Many have ended up here in this Mashlak (ph) camp outside the town of Herat. Conditions are rudimentary. The authorities are providing tents and food, but the numbers are overwhelming, and there is not enough to go around.
Many families are having to sleep out in the open. Water is in short supply and sanitation poor. There are growing fears that epidemics such as diarrhea and cholera will spread with disastrous results. Conditions can only get worse as the spring gives way to summer.
Most of the people in Mashlak (ph) have walked for weeks through desert and sand storms from Gor province in central Afghanistan. This is one of the areas that's been worst hit by the drought. To try to stem the flow of people, food and seed are being given out in Gor province by the international committee of the Red Cross. Farmers and their families trudge down from the surrounding hills and wait patiently for the rations to arrive.
These (UNINTELLIGIBLE) farmers rely on rain fall to grow crops in Gor's inhospitable landscape. There are few irrigation canals, and even these have been neglected during two decades of conflict. With no grazing for their animals and the failed harvest, people have been forced to eat grain they would normally have kept to plant. ICRC agronomist Noori Miraqua explains.
NOORI MIRAQUA, INTERNATIONAL COMMITTEE OF THE RED CROSS: Because of the drought, all the sheep and goats (UNINTELLIGIBLE) because there is no grasses to feed them, for there is no possibility, it is not in the (UNINTELLIGIBLE) because these people are very poor.

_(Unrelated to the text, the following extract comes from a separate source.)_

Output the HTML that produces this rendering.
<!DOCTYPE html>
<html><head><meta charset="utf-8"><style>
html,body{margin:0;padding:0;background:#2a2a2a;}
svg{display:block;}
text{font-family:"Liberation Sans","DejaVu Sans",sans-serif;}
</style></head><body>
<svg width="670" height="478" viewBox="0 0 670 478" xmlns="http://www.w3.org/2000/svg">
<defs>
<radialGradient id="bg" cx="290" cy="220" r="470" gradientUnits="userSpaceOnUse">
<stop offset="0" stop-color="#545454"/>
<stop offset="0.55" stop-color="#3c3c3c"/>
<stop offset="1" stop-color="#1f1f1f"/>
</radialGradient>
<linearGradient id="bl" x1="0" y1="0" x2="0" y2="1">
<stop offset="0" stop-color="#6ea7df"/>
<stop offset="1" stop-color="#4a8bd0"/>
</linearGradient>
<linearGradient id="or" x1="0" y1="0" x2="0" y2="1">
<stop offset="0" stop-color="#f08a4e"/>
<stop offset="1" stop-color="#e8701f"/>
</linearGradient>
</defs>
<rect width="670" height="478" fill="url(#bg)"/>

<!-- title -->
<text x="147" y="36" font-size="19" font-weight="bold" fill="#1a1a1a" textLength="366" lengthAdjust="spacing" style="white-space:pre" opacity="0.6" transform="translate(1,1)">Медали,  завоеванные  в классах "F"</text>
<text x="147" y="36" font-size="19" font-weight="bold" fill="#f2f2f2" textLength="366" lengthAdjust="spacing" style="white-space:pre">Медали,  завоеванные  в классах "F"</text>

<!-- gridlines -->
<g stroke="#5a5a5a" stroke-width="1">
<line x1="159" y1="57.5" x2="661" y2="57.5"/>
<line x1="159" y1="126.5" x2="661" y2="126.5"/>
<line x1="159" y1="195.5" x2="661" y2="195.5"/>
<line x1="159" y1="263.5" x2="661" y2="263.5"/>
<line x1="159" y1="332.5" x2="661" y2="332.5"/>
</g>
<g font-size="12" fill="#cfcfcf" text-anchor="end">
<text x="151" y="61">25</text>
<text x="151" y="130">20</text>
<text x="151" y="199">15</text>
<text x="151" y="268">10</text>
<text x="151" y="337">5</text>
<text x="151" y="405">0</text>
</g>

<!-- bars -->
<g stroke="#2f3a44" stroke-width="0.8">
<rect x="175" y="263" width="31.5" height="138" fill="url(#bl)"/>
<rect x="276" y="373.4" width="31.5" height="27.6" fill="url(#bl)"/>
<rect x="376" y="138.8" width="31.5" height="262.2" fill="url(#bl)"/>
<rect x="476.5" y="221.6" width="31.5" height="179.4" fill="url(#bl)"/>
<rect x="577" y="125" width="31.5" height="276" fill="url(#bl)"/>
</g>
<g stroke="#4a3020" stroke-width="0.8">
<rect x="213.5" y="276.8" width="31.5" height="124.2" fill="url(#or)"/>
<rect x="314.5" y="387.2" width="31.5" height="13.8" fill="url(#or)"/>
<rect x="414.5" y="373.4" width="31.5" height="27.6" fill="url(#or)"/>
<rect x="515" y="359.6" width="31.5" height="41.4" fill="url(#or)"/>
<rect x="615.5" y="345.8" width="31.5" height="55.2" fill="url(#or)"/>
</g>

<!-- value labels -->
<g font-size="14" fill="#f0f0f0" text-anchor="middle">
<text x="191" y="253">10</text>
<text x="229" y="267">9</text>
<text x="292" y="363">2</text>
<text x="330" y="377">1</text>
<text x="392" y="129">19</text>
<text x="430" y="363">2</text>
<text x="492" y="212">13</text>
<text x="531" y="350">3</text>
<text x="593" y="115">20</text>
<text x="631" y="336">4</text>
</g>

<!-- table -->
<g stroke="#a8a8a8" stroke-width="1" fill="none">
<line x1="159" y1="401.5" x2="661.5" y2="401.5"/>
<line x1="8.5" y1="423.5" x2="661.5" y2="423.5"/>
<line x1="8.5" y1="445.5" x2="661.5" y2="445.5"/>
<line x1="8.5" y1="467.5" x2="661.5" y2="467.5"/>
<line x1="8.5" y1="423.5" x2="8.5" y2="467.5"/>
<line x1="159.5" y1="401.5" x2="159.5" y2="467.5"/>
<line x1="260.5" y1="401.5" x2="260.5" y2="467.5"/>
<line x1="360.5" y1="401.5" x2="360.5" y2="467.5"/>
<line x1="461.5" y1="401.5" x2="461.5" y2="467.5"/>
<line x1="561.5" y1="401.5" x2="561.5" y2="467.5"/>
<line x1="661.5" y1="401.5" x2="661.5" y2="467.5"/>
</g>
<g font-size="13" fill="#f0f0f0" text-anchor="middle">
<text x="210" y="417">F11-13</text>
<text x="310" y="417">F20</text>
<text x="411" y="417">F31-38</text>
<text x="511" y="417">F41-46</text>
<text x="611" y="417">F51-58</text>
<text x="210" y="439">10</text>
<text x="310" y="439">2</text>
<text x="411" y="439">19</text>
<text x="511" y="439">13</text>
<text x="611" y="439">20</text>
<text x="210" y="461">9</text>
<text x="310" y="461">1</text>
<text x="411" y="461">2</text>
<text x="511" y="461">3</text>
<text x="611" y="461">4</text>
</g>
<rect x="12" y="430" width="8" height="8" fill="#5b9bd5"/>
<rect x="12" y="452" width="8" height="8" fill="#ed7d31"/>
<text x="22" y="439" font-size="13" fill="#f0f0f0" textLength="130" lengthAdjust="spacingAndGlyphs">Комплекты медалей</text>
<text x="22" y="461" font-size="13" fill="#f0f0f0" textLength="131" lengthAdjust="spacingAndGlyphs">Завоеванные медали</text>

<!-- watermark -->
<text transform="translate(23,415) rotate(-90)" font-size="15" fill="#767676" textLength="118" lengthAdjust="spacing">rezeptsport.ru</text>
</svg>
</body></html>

POWELL: The families staying on in Gor hope that the spring thaw will bring enough melt water down from the surrounding mountains to plant their crops. In the meantime, for those who left their homes, there is some relief to be found in the camps, but there's little sign of an end to the drought.
This is Jan Powell (ph) of Leman Bleu Television, Geneva, Switzerland, for CNN WORLD REPORT.